Gleichen's comital title, shared by his sisters, derived from his mother, who had received it from Ernst II, Duke of Saxe-Coburg and Gotha, shortly before her morganatic marriage to his father. Gleichen had been an hereditary estate of the Princes of Hohenlohe in Germany since 1631, and their father voluntarily used it as a comital title to place himself on the same social footing as his wife. But Edward was not entitled to any land or revenues derived from this dynastic property.
On 15 December 1885, the Court Circular announced Queen Victoria's permission for Edward's mother to share his father's rank at the Court of St James's, and henceforth they were known as TSH Prince and Princess Victor of Hohenlohe-Langenburg. But the Queen did not extend that privilege to their children, although she confirmed use of their German style as count and countesses. On 12 June 1913 Edward was granted precedence before marquesses in the peerage of England (while his sisters were granted precedence before the daughters of dukes in the English peerage).[1]
Career
Gleichen served as a Page of Honour to the Queen from 1874 to 1879.
He was Sudan agent in Cairo from 1901 to 1903 with the local rank of lieutenant colonel,[4] then military attaché to Berlin from 1903 to 1906. He and Kaiser Wilhelm II fell out, and Gleichen was sent to be military attaché in Washington D.C. from 1906 to 1907. He met the Wright brothers while in Washington and wrote a report on their aircraft, but also failed to form a relationship with U.S. President Teddy Roosevelt. He was assistant director of military kperations from 1907 to 1911.
The doings of the Fifteenth Infantry Brigade, August 1914 to March 1915 (1917)
London's open air statuary (1928)
A Guardsman's Memories (1932).
He was the editor of:
Anglo-Egyptian Sudan: a compendium prepared by officers of the Sudan Government - Vol. I: Geographical, descriptive and historical. - 1905. Vol.II: Routes.- 1905. Suppl.: 1906
Change of title
When King George V commanded his German relatives domiciled in Britain to Anglicize their names and titles in 1917, the Gleichens' 1913 precedence was reduced several grades to that of younger son/daughters of a marquess in the peerage of the United Kingdom.[9] This was because only marquisal rank was conferred upon the King's nearer, heretofore princely relatives, the Tecks and Battenbergs. Although inexplicably allowed to retain their German surname, the Gleichens relinquished use of the comital title and on 12 September 1917 acquired the prefix of Lord or Lady, although this was not made hereditary for Edward's descendants as his countship had been.[9]

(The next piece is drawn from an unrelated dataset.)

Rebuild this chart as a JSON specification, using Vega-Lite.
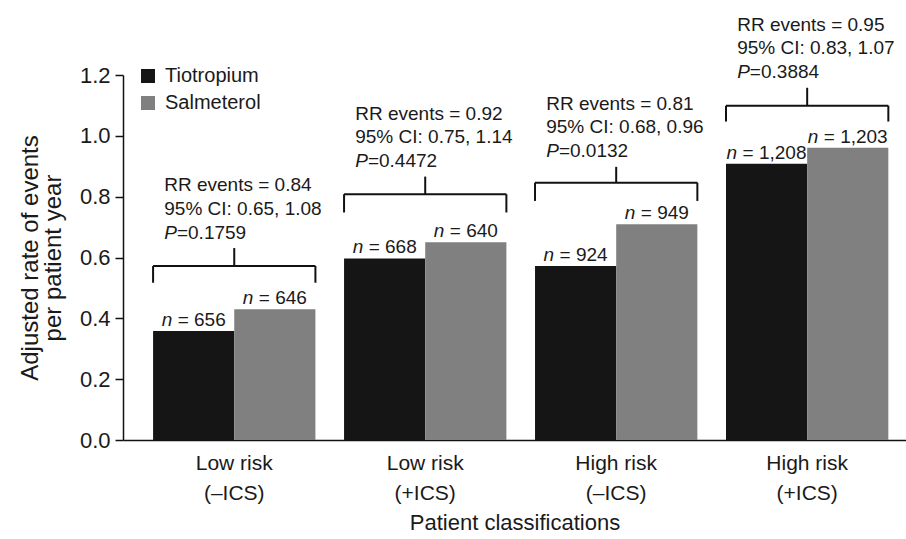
{
  "$schema": "https://vega.github.io/schema/vega-lite/v6.json",
  "width": 783,
  "height": 365,
  "autosize": {"type": "none"},
  "padding": {"left": 123, "top": 75, "right": 0, "bottom": 99},
  "background": "white",
  "config": {
    "font": "Liberation Sans",
    "view": {"stroke": null},
    "text": {"color": "#1a1a1a", "font": "Liberation Sans"},
    "axis": {"labelColor": "#1a1a1a", "titleColor": "#1a1a1a", "domainColor": "#111111", "tickColor": "#111111", "labelFont": "Liberation Sans", "titleFont": "Liberation Sans", "titleFontWeight": "normal"},
    "legend": {"labelFont": "Liberation Sans", "labelColor": "#1a1a1a"}
  },
  "datasets": {
    "bars": [
      {"group": "Low risk (–ICS)", "treatment": "Tiotropium", "rate": 0.358, "n": 656, "nText": "= 656"},
      {"group": "Low risk (–ICS)", "treatment": "Salmeterol", "rate": 0.43, "n": 646, "nText": "= 646"},
      {"group": "Low risk (+ICS)", "treatment": "Tiotropium", "rate": 0.597, "n": 668, "nText": "= 668"},
      {"group": "Low risk (+ICS)", "treatment": "Salmeterol", "rate": 0.65, "n": 640, "nText": "= 640"},
      {"group": "High risk (–ICS)", "treatment": "Tiotropium", "rate": 0.572, "n": 924, "nText": "= 924"},
      {"group": "High risk (–ICS)", "treatment": "Salmeterol", "rate": 0.709, "n": 949, "nText": "= 949"},
      {"group": "High risk (+ICS)", "treatment": "Tiotropium", "rate": 0.908, "n": 1208, "nText": "= 1,208"},
      {"group": "High risk (+ICS)", "treatment": "Salmeterol", "rate": 0.961, "n": 1203, "nText": "= 1,203"}
    ],
    "notes": [
      {"group": "Low risk (–ICS)", "bracket": 0.572, "drop": 0.517, "stem": 0.631, "rr": "RR events = 0.84", "ci": "95% CI: 0.65, 1.08", "p": "=0.1759"},
      {"group": "Low risk (+ICS)", "bracket": 0.808, "drop": 0.748, "stem": 0.866, "rr": "RR events = 0.92", "ci": "95% CI: 0.75, 1.14", "p": "=0.4472"},
      {"group": "High risk (–ICS)", "bracket": 0.846, "drop": 0.786, "stem": 0.898, "rr": "RR events = 0.81", "ci": "95% CI: 0.68, 0.96", "p": "=0.0132"},
      {"group": "High risk (+ICS)", "bracket": 1.099, "drop": 1.047, "stem": 1.158, "rr": "RR events = 0.95", "ci": "95% CI: 0.83, 1.07", "p": "=0.3884"}
    ]
  },
  "layer": [
    {
      "data": {"name": "bars"},
      "mark": {"type": "bar"},
      "encoding": {
        "x": {
          "field": "group", "type": "nominal", "sort": null,
          "scale": {"domain": ["Low risk (–ICS)", "Low risk (+ICS)", "High risk (–ICS)", "High risk (+ICS)"], "paddingInner": 0.15, "paddingOuter": 0.125, "align": 0.63},
          "axis": {
            "title": "Patient classifications",
            "titleFontSize": 22,
            "titlePadding": 9,
            "labelAngle": 0,
            "labelFontSize": 21,
            "labelLineHeight": 30,
            "labelPadding": 12,
            "ticks": false,
            "domainWidth": 1.5,
            "labelExpr": "[substring(datum.label, 0, indexof(datum.label, ' (')), substring(datum.label, indexof(datum.label, ' (') + 1)]"
          }
        },
        "xOffset": {"field": "treatment", "type": "nominal", "sort": ["Tiotropium", "Salmeterol"]},
        "y": {
          "field": "rate", "type": "quantitative",
          "scale": {"domain": [0, 1.2], "nice": false},
          "axis": {
            "title": ["Adjusted rate of events", "per patient year"],
            "titleFontSize": 24,
            "titleLineHeight": 23,
            "titlePadding": 14,
            "values": [0, 0.2, 0.4, 0.6, 0.8, 1.0, 1.2],
            "format": ".1f",
            "grid": false,
            "tickSize": 8,
            "tickWidth": 1.5,
            "domainWidth": 1.5,
            "labelFontSize": 22,
            "labelPadding": 5
          }
        },
        "color": {
          "field": "treatment", "type": "nominal",
          "scale": {"domain": ["Tiotropium", "Salmeterol"], "range": ["#151515", "#808080"]},
          "legend": {
            "orient": "none", "legendX": 15, "legendY": -9, "title": null,
            "symbolType": "square", "symbolSize": 196, "symbolStrokeWidth": 0,
            "labelFontSize": 20, "labelOffset": 7, "rowPadding": 7
          }
        }
      }
    },
    {
      "data": {"name": "bars"},
      "transform": [{"filter": "datum.n < 1000"}],
      "mark": {"type": "text", "align": "left", "baseline": "alphabetic", "dx": -32, "dy": -5, "fontSize": 19, "fontStyle": "italic"},
      "encoding": {
        "x": {"field": "group", "type": "nominal", "sort": null},
        "xOffset": {"field": "treatment", "type": "nominal", "sort": ["Tiotropium", "Salmeterol"]},
        "y": {"field": "rate", "type": "quantitative"},
        "text": {"value": "n"}
      }
    },
    {
      "data": {"name": "bars"},
      "transform": [{"filter": "datum.n < 1000"}],
      "mark": {"type": "text", "align": "left", "baseline": "alphabetic", "dx": -16, "dy": -5, "fontSize": 19},
      "encoding": {
        "x": {"field": "group", "type": "nominal", "sort": null},
        "xOffset": {"field": "treatment", "type": "nominal", "sort": ["Tiotropium", "Salmeterol"]},
        "y": {"field": "rate", "type": "quantitative"},
        "text": {"field": "nText"}
      }
    },
    {
      "data": {"name": "bars"},
      "transform": [{"filter": "datum.n >= 1000"}],
      "mark": {"type": "text", "align": "left", "baseline": "alphabetic", "dx": -40, "dy": -5, "fontSize": 19, "fontStyle": "italic"},
      "encoding": {
        "x": {"field": "group", "type": "nominal", "sort": null},
        "xOffset": {"field": "treatment", "type": "nominal", "sort": ["Tiotropium", "Salmeterol"]},
        "y": {"field": "rate", "type": "quantitative"},
        "text": {"value": "n"}
      }
    },
    {
      "data": {"name": "bars"},
      "transform": [{"filter": "datum.n >= 1000"}],
      "mark": {"type": "text", "align": "left", "baseline": "alphabetic", "dx": -24, "dy": -5, "fontSize": 19},
      "encoding": {
        "x": {"field": "group", "type": "nominal", "sort": null},
        "xOffset": {"field": "treatment", "type": "nominal", "sort": ["Tiotropium", "Salmeterol"]},
        "y": {"field": "rate", "type": "quantitative"},
        "text": {"field": "nText"}
      }
    },
    {
      "data": {"name": "notes"},
      "mark": {"type": "rule", "color": "#111111", "strokeWidth": 2},
      "encoding": {
        "x": {"field": "group", "type": "nominal", "sort": null, "bandPosition": 0},
        "x2": {"field": "group", "bandPosition": 1},
        "y": {"field": "bracket", "type": "quantitative"}
      }
    },
    {
      "data": {"name": "notes"},
      "mark": {"type": "rule", "color": "#111111", "strokeWidth": 2},
      "encoding": {
        "x": {"field": "group", "type": "nominal", "sort": null, "bandPosition": 0},
        "y": {"field": "drop", "type": "quantitative"},
        "y2": {"field": "bracket"}
      }
    },
    {
      "data": {"name": "notes"},
      "mark": {"type": "rule", "color": "#111111", "strokeWidth": 2},
      "encoding": {
        "x": {"field": "group", "type": "nominal", "sort": null, "bandPosition": 1},
        "y": {"field": "drop", "type": "quantitative"},
        "y2": {"field": "bracket"}
      }
    },
    {
      "data": {"name": "notes"},
      "mark": {"type": "rule", "color": "#111111", "strokeWidth": 2},
      "encoding": {
        "x": {"field": "group", "type": "nominal", "sort": null},
        "y": {"field": "bracket", "type": "quantitative"},
        "y2": {"field": "stem"}
      }
    },
    {
      "data": {"name": "notes"},
      "mark": {"type": "text", "align": "left", "baseline": "middle", "dx": -70, "dy": -63, "fontSize": 19},
      "encoding": {
        "x": {"field": "group", "type": "nominal", "sort": null},
        "y": {"field": "stem", "type": "quantitative"},
        "text": {"field": "rr"}
      }
    },
    {
      "data": {"name": "notes"},
      "mark": {"type": "text", "align": "left", "baseline": "middle", "dx": -70, "dy": -39.5, "fontSize": 19},
      "encoding": {
        "x": {"field": "group", "type": "nominal", "sort": null},
        "y": {"field": "stem", "type": "quantitative"},
        "text": {"field": "ci"}
      }
    },
    {
      "data": {"name": "notes"},
      "mark": {"type": "text", "align": "left", "baseline": "middle", "dx": -70, "dy": -15.5, "fontSize": 19, "fontStyle": "italic"},
      "encoding": {
        "x": {"field": "group", "type": "nominal", "sort": null},
        "y": {"field": "stem", "type": "quantitative"},
        "text": {"value": "P"}
      }
    },
    {
      "data": {"name": "notes"},
      "mark": {"type": "text", "align": "left", "baseline": "middle", "dx": -57.3, "dy": -15.5, "fontSize": 19},
      "encoding": {
        "x": {"field": "group", "type": "nominal", "sort": null},
        "y": {"field": "stem", "type": "quantitative"},
        "text": {"field": "p"}
      }
    }
  ]
}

On 2 July 1910, Gleichen married Sylvia Gay Edwardes (a niece of the 4th Baron Kensington), who was a maid of honour to Queens Victoria and Alexandra. They had no children. He is buried at Holy Trinity Church burial ground, Forest Row, Sussex, England.
In her memoirs, his sister Lady Helena Gleichen described a sad incident that happened at Overstone Hall. A "particularly nice" butler named Atkins tried to learn how to swim in the nearby lake, but disappeared. Lord Edward dived after him numerous times, but was unable to save him. In the end, his body was retrieved.[10]